▶ **Exercise aim**
Say how many lines hold the string "matplotlib", and nothing more.

▶ **Data supplied**
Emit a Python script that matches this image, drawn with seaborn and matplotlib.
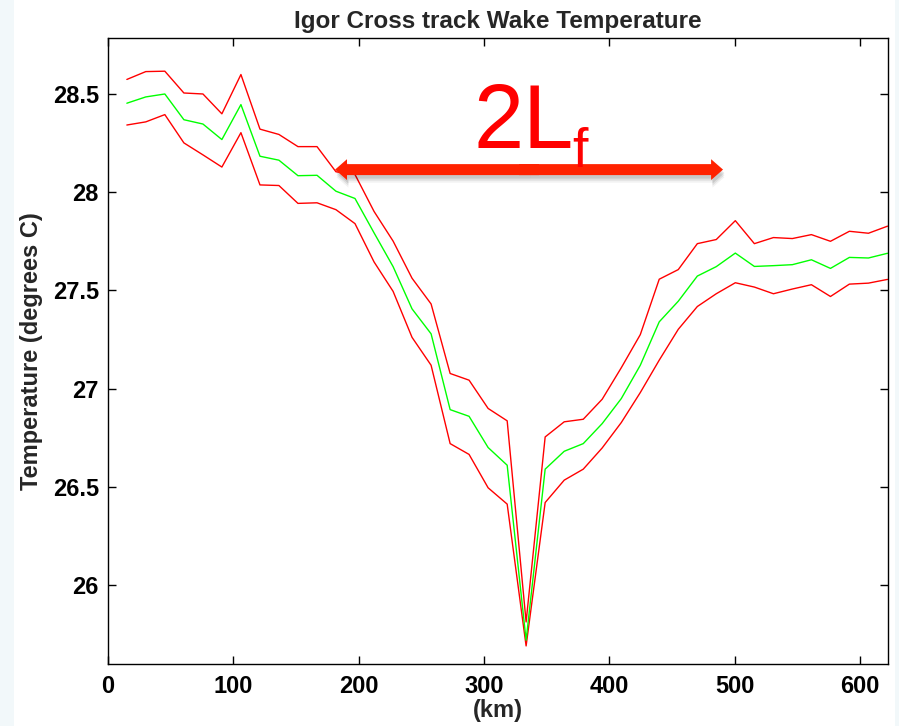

* * *

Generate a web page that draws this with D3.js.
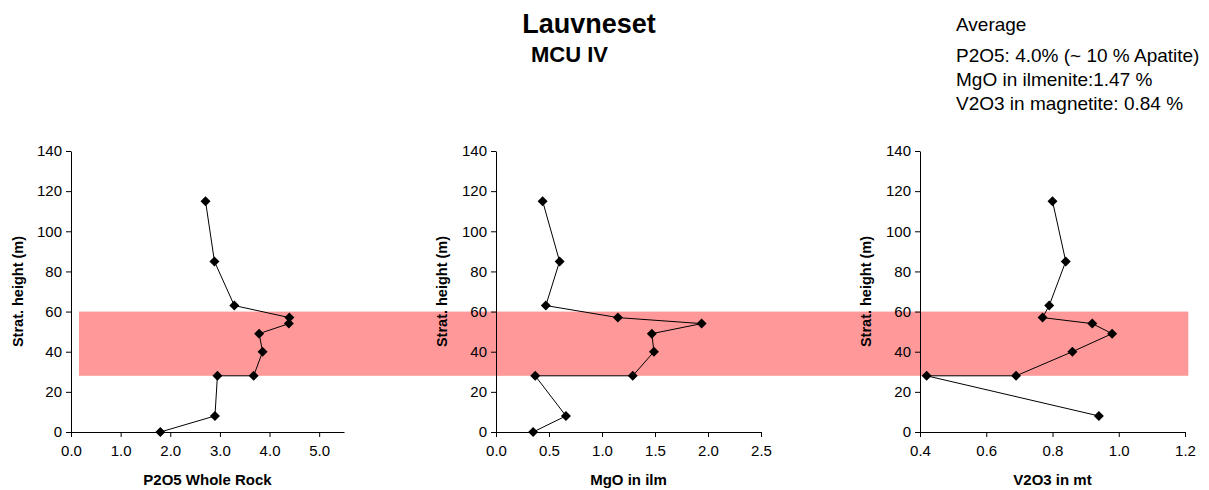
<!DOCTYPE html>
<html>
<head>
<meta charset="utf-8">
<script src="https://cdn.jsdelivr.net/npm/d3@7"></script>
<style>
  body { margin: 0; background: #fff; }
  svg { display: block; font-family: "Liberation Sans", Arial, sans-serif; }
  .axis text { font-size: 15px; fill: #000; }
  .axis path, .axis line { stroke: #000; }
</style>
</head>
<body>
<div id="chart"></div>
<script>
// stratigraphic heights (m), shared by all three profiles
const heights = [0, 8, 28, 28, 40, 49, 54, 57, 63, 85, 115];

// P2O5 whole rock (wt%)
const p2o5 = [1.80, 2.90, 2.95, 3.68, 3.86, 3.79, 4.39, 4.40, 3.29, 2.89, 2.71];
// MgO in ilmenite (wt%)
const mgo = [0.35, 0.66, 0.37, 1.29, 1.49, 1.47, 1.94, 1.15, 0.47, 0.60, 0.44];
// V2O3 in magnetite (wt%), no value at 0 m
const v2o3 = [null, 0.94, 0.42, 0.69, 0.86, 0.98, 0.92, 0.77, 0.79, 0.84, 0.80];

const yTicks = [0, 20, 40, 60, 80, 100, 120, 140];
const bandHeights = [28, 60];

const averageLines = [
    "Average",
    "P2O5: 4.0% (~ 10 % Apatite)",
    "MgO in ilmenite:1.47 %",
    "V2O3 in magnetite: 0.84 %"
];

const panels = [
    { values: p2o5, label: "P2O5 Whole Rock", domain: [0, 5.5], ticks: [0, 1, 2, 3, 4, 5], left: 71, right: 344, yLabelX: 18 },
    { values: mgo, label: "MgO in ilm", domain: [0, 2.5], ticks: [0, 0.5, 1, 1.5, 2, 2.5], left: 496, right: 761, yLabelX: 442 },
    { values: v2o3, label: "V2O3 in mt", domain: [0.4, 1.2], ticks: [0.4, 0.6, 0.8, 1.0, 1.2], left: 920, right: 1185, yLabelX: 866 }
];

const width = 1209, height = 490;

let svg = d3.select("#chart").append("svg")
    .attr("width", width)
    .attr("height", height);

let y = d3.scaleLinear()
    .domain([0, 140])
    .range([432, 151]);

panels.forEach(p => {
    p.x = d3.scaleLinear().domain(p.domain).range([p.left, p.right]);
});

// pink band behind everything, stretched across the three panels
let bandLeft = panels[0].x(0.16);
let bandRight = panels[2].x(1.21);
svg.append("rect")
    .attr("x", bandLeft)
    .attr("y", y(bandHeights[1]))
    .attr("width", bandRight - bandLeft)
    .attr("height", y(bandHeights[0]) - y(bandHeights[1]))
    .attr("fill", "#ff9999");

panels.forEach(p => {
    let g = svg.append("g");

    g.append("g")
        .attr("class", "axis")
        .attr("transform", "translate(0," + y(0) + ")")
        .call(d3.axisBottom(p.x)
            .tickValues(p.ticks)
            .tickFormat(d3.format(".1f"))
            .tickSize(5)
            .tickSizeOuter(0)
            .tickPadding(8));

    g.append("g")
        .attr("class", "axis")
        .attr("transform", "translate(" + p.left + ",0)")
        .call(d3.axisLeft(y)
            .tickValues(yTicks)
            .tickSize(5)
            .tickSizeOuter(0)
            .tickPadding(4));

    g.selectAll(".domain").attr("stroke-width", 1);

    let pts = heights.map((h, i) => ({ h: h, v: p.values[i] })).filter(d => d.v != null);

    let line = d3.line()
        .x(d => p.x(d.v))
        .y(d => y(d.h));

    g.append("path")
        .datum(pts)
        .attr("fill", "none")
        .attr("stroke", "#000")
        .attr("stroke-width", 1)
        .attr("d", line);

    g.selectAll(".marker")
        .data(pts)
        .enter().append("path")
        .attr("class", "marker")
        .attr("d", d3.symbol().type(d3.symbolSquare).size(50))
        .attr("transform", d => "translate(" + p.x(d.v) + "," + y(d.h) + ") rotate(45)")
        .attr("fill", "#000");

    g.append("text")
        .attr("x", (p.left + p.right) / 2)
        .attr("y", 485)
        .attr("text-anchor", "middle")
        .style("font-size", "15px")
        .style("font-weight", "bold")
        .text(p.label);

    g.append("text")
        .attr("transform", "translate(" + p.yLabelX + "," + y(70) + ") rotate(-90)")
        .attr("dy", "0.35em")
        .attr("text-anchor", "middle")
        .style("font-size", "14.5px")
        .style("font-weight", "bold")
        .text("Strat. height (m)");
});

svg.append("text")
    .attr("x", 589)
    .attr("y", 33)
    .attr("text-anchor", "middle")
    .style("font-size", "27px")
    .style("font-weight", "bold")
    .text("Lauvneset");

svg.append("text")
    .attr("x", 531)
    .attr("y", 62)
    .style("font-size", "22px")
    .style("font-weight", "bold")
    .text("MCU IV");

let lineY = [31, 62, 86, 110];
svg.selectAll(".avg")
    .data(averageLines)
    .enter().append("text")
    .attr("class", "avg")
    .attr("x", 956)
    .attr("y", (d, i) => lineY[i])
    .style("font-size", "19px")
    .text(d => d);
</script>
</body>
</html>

* * *

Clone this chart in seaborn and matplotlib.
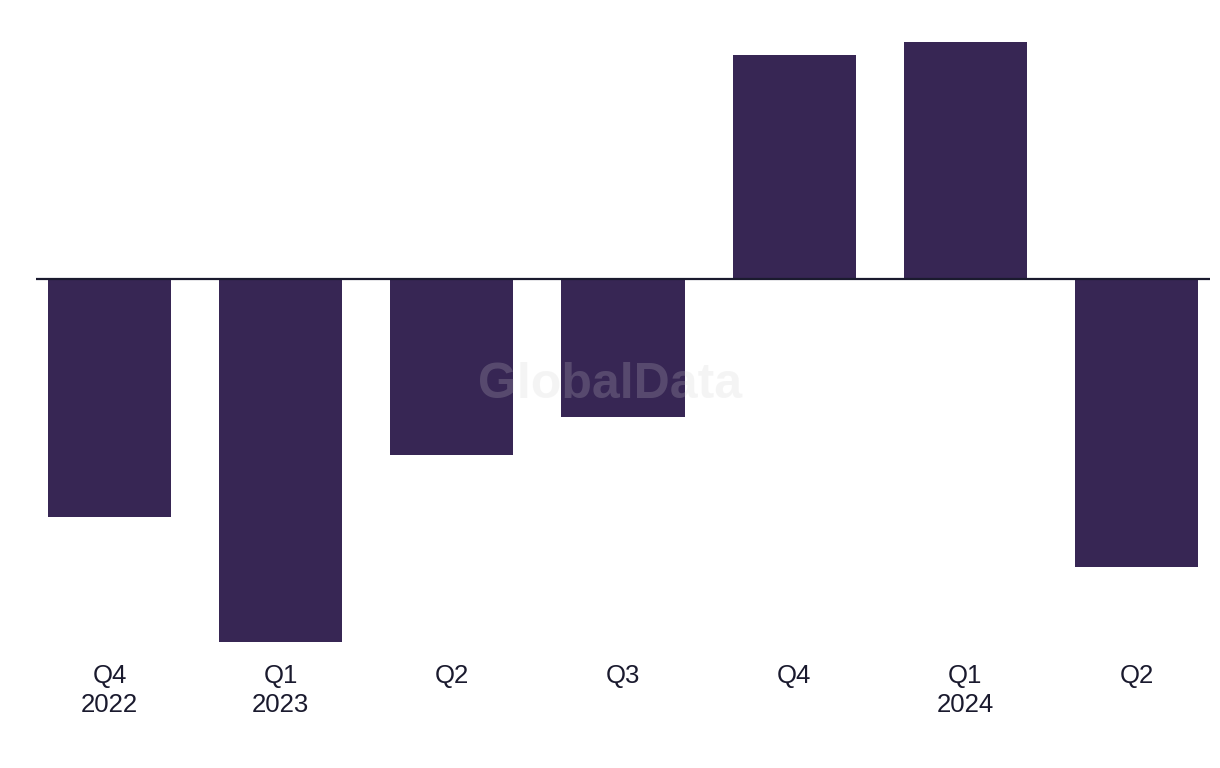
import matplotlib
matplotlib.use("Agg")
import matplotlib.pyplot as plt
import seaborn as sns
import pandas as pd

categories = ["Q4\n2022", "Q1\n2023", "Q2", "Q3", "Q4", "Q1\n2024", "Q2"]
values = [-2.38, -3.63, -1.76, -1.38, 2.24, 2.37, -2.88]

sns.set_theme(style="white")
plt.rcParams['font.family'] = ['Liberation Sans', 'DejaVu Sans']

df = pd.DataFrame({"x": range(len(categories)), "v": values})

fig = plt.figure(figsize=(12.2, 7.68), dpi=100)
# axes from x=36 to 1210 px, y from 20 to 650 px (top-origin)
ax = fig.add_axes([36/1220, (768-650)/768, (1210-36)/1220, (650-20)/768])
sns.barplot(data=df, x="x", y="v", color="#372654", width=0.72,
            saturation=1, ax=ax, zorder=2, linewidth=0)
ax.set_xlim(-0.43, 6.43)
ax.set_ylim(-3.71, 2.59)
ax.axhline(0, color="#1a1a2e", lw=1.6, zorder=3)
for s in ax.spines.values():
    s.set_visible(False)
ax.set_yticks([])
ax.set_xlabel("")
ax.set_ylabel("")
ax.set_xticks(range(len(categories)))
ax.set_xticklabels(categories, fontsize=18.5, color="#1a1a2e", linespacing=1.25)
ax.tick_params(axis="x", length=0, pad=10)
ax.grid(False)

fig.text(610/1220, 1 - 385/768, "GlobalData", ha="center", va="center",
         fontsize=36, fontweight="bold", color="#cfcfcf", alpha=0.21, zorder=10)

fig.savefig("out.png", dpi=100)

▶ **Answer for this exercise**
5